Thursday, September 29, 2011

Movie Update 19

I feel like I should be building these posts around common themes, so I can give them more interesting titles than just a number, but right now the movies I watch are dictated by what's on my carefully curated list and what's about to expire from streaming. So... whatever.

Dead Alive


This was part of an impromptu horror marathon I had last Saturday when a bunch of crap was about to disappear. It's one of Peter Jackson's earliest movies, before he had started working in Hollywood, and it's also possibly the most disgusting movie I've ever seen. There's an obvious campiness and sense of humor to the extremely gory violence, so it isn't very difficult to watch, but it's still pretty darn gross. Leaking fluids, strange creatures, and dozens of people getting chopped and torn to bits. It's basically a really kooky zombie movie, except the plague is caused by a weird rat/monkey thing, and they're almost impossible to kill short of chopping them into tiny pieces. There's no real logic to it, they can pretty much do whatever the insane script calls for. Very fun, very gross movie.

Ed Wood


A sort of biopic about the career of one of Hollywood's most infamous directors, from around when he meets the great Bela Lugosi to the completion of Plan 9 from Outer Space, his most infamous film and maybe the worst ever made. Being a Tim Burton movie, it's not just a standard biopic, with a weird sense of humor reflective of the kind of mind that might produce crap like Plan 9. It's a very sympathetic story, showing Wood as a bright, friendly, enthusiastic man who just happens to make garbage. Johnny Depp is very good  as Wood, though Martin Landau sort of steals the show, winning an Oscar for playing the morphine-abusing, vulgar, theatrical Lugosi. The rest of the cast is solid too, and the black and white cinematography is generally excellent. And I loved how the film's moment of triumph is centered around the filming of one of the worst things to ever appear on a screen.

Kicking and Screaming


A funny but also thoughtful comedy by Noah Baumbach, who's known by many as a frequent collaborator with Wes Anderson, and watching it you can envision how that partnership might have started. I found it incredibly easy to relate to the movie's main characters, but I expect that's true of most people who ever graduated from college and weren't sure what to do next.
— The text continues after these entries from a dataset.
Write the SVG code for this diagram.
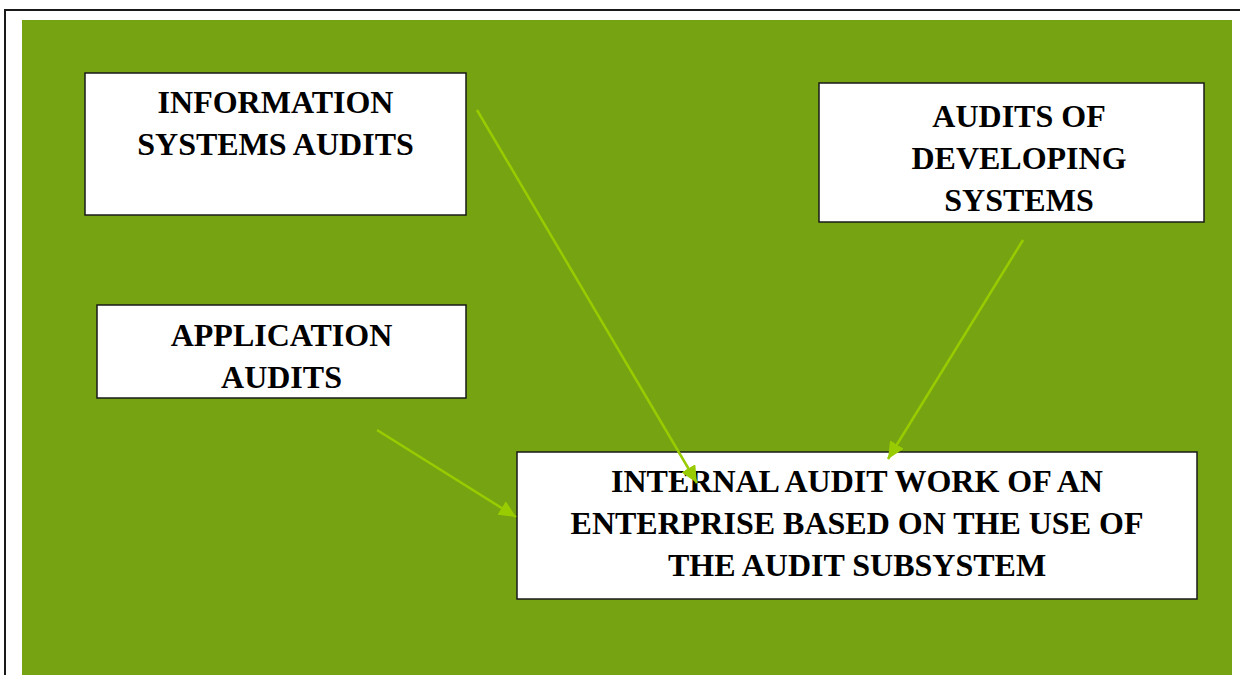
<svg xmlns="http://www.w3.org/2000/svg" width="1240" height="675" viewBox="0 0 1240 675">
  <style>
    .box { fill: #ffffff; stroke: #1a1a1a; stroke-width: 1.5; }
    .lbl { font-family: "Liberation Serif", "Times New Roman", serif; font-weight: bold; font-size: 32px; fill: #000000; text-anchor: middle; }
    .conn { stroke: #99cc00; stroke-width: 2.5; fill: none; marker-end: url(#arrow); }
  </style>
  <defs>
    <marker id="arrow" markerUnits="userSpaceOnUse" markerWidth="18" markerHeight="16" refX="17" refY="8" orient="auto">
      <path d="M0,0 L17,8 L0,16 z" fill="#99cc00"/>
    </marker>
  </defs>
  <rect x="0" y="0" width="1240" height="675" fill="#ffffff"/>
  <path d="M5,676 L5,10 L1241,10" fill="none" stroke="#1a1a1a" stroke-width="2"/>
  <rect x="22" y="20" width="1210" height="660" fill="#76a312"/>

  <g id="node-info-systems">
    <rect class="box" x="85" y="73" width="381" height="142"/>
    <text class="lbl" x="275.5" y="113">INFORMATION</text>
    <text class="lbl" x="275.5" y="155">SYSTEMS AUDITS</text>
  </g>
  <g id="node-developing">
    <rect class="box" x="819" y="83" width="385" height="139"/>
    <text class="lbl" x="1019" y="127">AUDITS OF</text>
    <text class="lbl" x="1019" y="169">DEVELOPING</text>
    <text class="lbl" x="1019" y="211">SYSTEMS</text>
  </g>
  <g id="node-application">
    <rect class="box" x="97" y="305" width="369" height="93"/>
    <text class="lbl" x="281.5" y="346">APPLICATION</text>
    <text class="lbl" x="281.5" y="388">AUDITS</text>
  </g>
  <g id="node-internal">
    <rect class="box" x="517" y="452" width="680" height="147"/>
    <text class="lbl" x="857" y="492">INTERNAL AUDIT WORK OF AN</text>
    <text class="lbl" x="857" y="534">ENTERPRISE BASED ON THE USE OF</text>
    <text class="lbl" x="857" y="576">THE AUDIT SUBSYSTEM</text>
  </g>

  <g id="connectors">
    <line class="conn" x1="477" y1="110" x2="697" y2="483"/>
    <line class="conn" x1="1023" y1="240" x2="888" y2="459"/>
    <line class="conn" x1="377" y1="430" x2="516" y2="517"/>
  </g>
</svg>
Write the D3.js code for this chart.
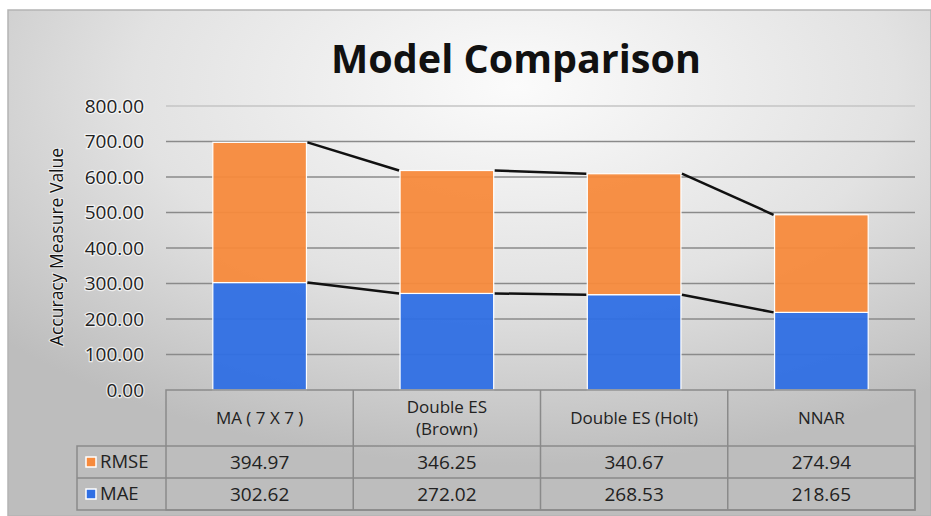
<!DOCTYPE html>
<html>
<head>
<meta charset="utf-8">
<script src="https://cdn.jsdelivr.net/npm/d3@7"></script>
<style>
  body { margin: 0; background: #fff; }
  text { font-family: "Open Sans", "Noto Sans", sans-serif; }
</style>
</head>
<body>
<div id="chart"></div>
<script>
var width = 931,
    height = 516,
    plot = {left: 166, right: 915, top: 106, bottom: 390},
    table = {left: 77, header: 446, row1: 478, row2: 510};

var categories = ["MA ( 7 X 7 )", "Double ES\n(Brown)", "Double ES (Holt)", "NNAR"];
var seriesNames = ["MAE", "RMSE"];
var maeValues = [302.62, 272.02, 268.53, 218.65];
var rmseValues = [394.97, 346.25, 340.67, 274.94];
var yTickValues = [0, 100, 200, 300, 400, 500, 600, 700, 800];

var color = d3.scaleOrdinal()
  .domain(seriesNames)
  .range(["#2f6fe4", "#f78a3c"]);

var svg = d3.select("#chart").append("svg")
  .attr("width", width)
  .attr("height", height);

// background with the soft radial fill
var grad = svg.append("defs").append("radialGradient")
  .attr("id", "bg")
  .attr("cx", "55%").attr("cy", "15%").attr("r", "75%");
grad.append("stop").attr("offset", "0%").attr("stop-color", "#fbfbfb");
grad.append("stop").attr("offset", "55%").attr("stop-color", "#e2e2e2");
grad.append("stop").attr("offset", "100%").attr("stop-color", "#bdbdbd");

svg.append("rect")
  .attr("x", 8).attr("y", 10)
  .attr("width", width - 8).attr("height", height - 10)
  .style("fill", "url(#bg)")
  .style("stroke", "#b4b4b4")
  .style("stroke-width", 1.5);

var x = d3.scaleBand()
  .domain(categories)
  .range([plot.left, plot.right])
  .paddingInner(0.5)
  .paddingOuter(0.25);

var y = d3.scaleLinear()
  .domain([0, 800])
  .range([plot.bottom, plot.top]);

// title
var title = svg.append("text")
  .attr("x", 516)
  .attr("y", 73)
  .style("text-anchor", "middle")
  .style("font-weight", "bold")
  .style("font-size", "38px")
  .style("fill", "#111")
  .text("Model Comparison");
var tw = title.node().getComputedTextLength();
title.style("font-size", (38 * 370 / tw) + "px");

// gridlines
svg.append("g")
  .selectAll("line")
  .data(yTickValues.filter(function(d){ return d > 0; }))
  .enter()
  .append("line")
  .attr("x1", plot.left).attr("x2", plot.right)
  .attr("y1", function(d){ return y(d); })
  .attr("y2", function(d){ return y(d); })
  .style("stroke", function(d){ return d === 800 ? "#c4c4c4" : "#8a8a8a"; })
  .style("stroke-width", 1.5);

// y tick labels
svg.append("g")
  .selectAll("text")
  .data(yTickValues)
  .enter()
  .append("text")
  .attr("x", 144)
  .attr("y", function(d){ return y(d); })
  .attr("dy", "0.35em")
  .style("text-anchor", "end")
  .style("font-size", "19px")
  .style("fill", "#222")
  .style("stroke", "#fff")
  .style("stroke-width", 2.5)
  .style("stroke-opacity", 0.7)
  .style("paint-order", "stroke")
  .text(function(d){ return d3.format(".2f")(d); });

// y axis title
svg.append("text")
  .attr("transform", "translate(63," + 247 + ") rotate(-90)")
  .style("text-anchor", "middle")
  .style("font-size", "17.5px")
  .style("fill", "#111")
  .style("stroke", "#fff")
  .style("stroke-width", 2)
  .style("stroke-opacity", 0.6)
  .style("paint-order", "stroke")
  .text("Accuracy Measure Value");

// stacked bars
var rows = categories.map(function(c, i){
  return {cat: c, MAE: maeValues[i], RMSE: rmseValues[i]};
});
var stacked = d3.stack().keys(seriesNames)(rows);

var layers = svg.append("g")
  .selectAll("g")
  .data(stacked)
  .enter()
  .append("g")
  .style("fill", function(d){ return color(d.key); });

layers.selectAll("rect")
  .data(function(d){ return d; })
  .enter()
  .append("rect")
  .attr("x", function(d){ return x(d.data.cat); })
  .attr("y", function(d){ return y(d[1]); })
  .attr("width", x.bandwidth())
  .attr("height", function(d){ return y(d[0]) - y(d[1]); })
  .style("fill-opacity", 0.95)
  .style("stroke", "#fff")
  .style("stroke-width", 1.2);

// series lines between the bar tops
stacked.forEach(function(layer){
  var segs = d3.pairs(layer);
  svg.append("g")
    .selectAll("line")
    .data(segs)
    .enter()
    .append("line")
    .attr("x1", function(d){ return x(d[0].data.cat) + x.bandwidth() + 1; })
    .attr("y1", function(d){ return y(d[0][1]); })
    .attr("x2", function(d){ return x(d[1].data.cat) - 1; })
    .attr("y2", function(d){ return y(d[1][1]); })
    .style("stroke", "#111")
    .style("stroke-width", 2.5);
});

// data table
var tableG = svg.append("g");
var lineStyle = function(sel){
  sel.style("stroke", "#8a8a8a").style("stroke-width", 1.5).style("fill", "none");
};

tableG.append("rect")
  .attr("x", plot.left).attr("y", plot.bottom)
  .attr("width", plot.right - plot.left).attr("height", table.row2 - plot.bottom)
  .call(lineStyle);
tableG.append("rect")
  .attr("x", table.left).attr("y", table.header)
  .attr("width", plot.right - table.left).attr("height", table.row2 - table.header)
  .call(lineStyle);
tableG.append("line")
  .attr("x1", table.left).attr("x2", plot.right)
  .attr("y1", table.row1).attr("y2", table.row1)
  .call(lineStyle);

// column boundaries sit halfway between bars
var colEdge = function(d){ return x(d) - (x.step() - x.bandwidth()) / 2; };
tableG.selectAll(".col")
  .data(categories.slice(1))
  .enter()
  .append("line")
  .attr("class", "col")
  .attr("x1", colEdge)
  .attr("x2", colEdge)
  .attr("y1", plot.bottom).attr("y2", table.row2)
  .call(lineStyle);

// header labels
tableG.selectAll(".hdr")
  .data(categories)
  .enter()
  .append("text")
  .attr("class", "hdr")
  .attr("x", function(d){ return x(d) + x.bandwidth() / 2; })
  .attr("y", 418)
  .style("text-anchor", "middle")
  .style("font-size", "17px")
  .style("fill", "#222")
  .each(function(d){
    var lines = d.split("\n");
    var t = d3.select(this);
    lines.forEach(function(l, i){
      t.append("tspan")
        .attr("x", x(d) + x.bandwidth() / 2)
        .attr("dy", i === 0 ? (0.35 - (lines.length - 1) * 0.66) + "em" : "1.32em")
        .text(l);
    });
  });

// value rows, RMSE on top
var tableRows = [
  {name: "RMSE", values: rmseValues, yc: (table.header + table.row1) / 2},
  {name: "MAE", values: maeValues, yc: (table.row1 + table.row2) / 2}
];

tableRows.forEach(function(r){
  tableG.append("rect")
    .attr("x", 86).attr("y", r.yc - 5)
    .attr("width", 10).attr("height", 10)
    .style("fill", color(r.name))
    .style("stroke", "#fff")
    .style("stroke-width", 1.5);
  tableG.append("text")
    .attr("x", 100).attr("y", r.yc)
    .attr("dy", "0.35em")
    .style("font-size", "18.5px")
    .style("fill", "#222")
    .text(r.name);
  tableG.selectAll(null)
    .data(r.values)
    .enter()
    .append("text")
    .attr("x", function(d, i){ return x(categories[i]) + x.bandwidth() / 2; })
    .attr("y", r.yc)
    .attr("dy", "0.35em")
    .style("text-anchor", "middle")
    .style("font-size", "19px")
    .style("fill", "#222")
    .text(function(d){ return d3.format(".2f")(d); });
});
</script>
</body>
</html>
The four friends all stay together in town, unable to move on from their experiences for whatever reason. We get a really good idea of why they're friends in the first place, but also what might cause that friendship to end. Really, they're all just scared to get started on that whole real life thing, which I'm not sure anyone was fully prepared for. Solid acting, really good story, and it's just a funny movie, too.

Moonstruck


This is the kind of movie people talk about when they use words like "delightful". Moonstruck is kind of an oddball romantic comedy, starring Cher in a remarkably natural performance for someone I don't really think of as an actor as a widow who decides to settle for remarriage with someone she doesn't really love. Things change when she meets her future husband's brother, a one handed baker played by a charmingly unhinged Nicolas Cage. The two have nice chemistry, and things happen about the way you might expect. Also, Cher's dad is having an affair, and her mom suspects it but is too nice to make it into a tragedy. Olympia Dukakis does a really nice job with the part, and both women won Oscars for their work. The movie's sense of humor is definitely off-beat in an unexpected and likable way, and while nothing in the film is groundbreaking, it's pleasant to watch all the same.

Poltergeist

A horror film for the whole family, directed by Tobe Hooper and written and possibly actually directed by Steven Spielberg. Ignoring the debate over who really had creative control of this movie (I'm guessing the true answer involves the word "both"), it's a pretty decent little paranormal movie. A family gets terrorized by ghosts that can move furniture and suck people into another dimension filled with goo. There's a bit of humor, but it's mostly the kind of horror movie intended to elicit a few jumps without being truly terrible or horrifying. Not that most kids probably wouldn't be freaked out by it. The eventual explanation for what's going on is pretty unsatisfactory, but the climax itself is exciting enough. There are a few ideas here worth checking out, especially if you like a little jolt but don't want to see anything truly traumatic.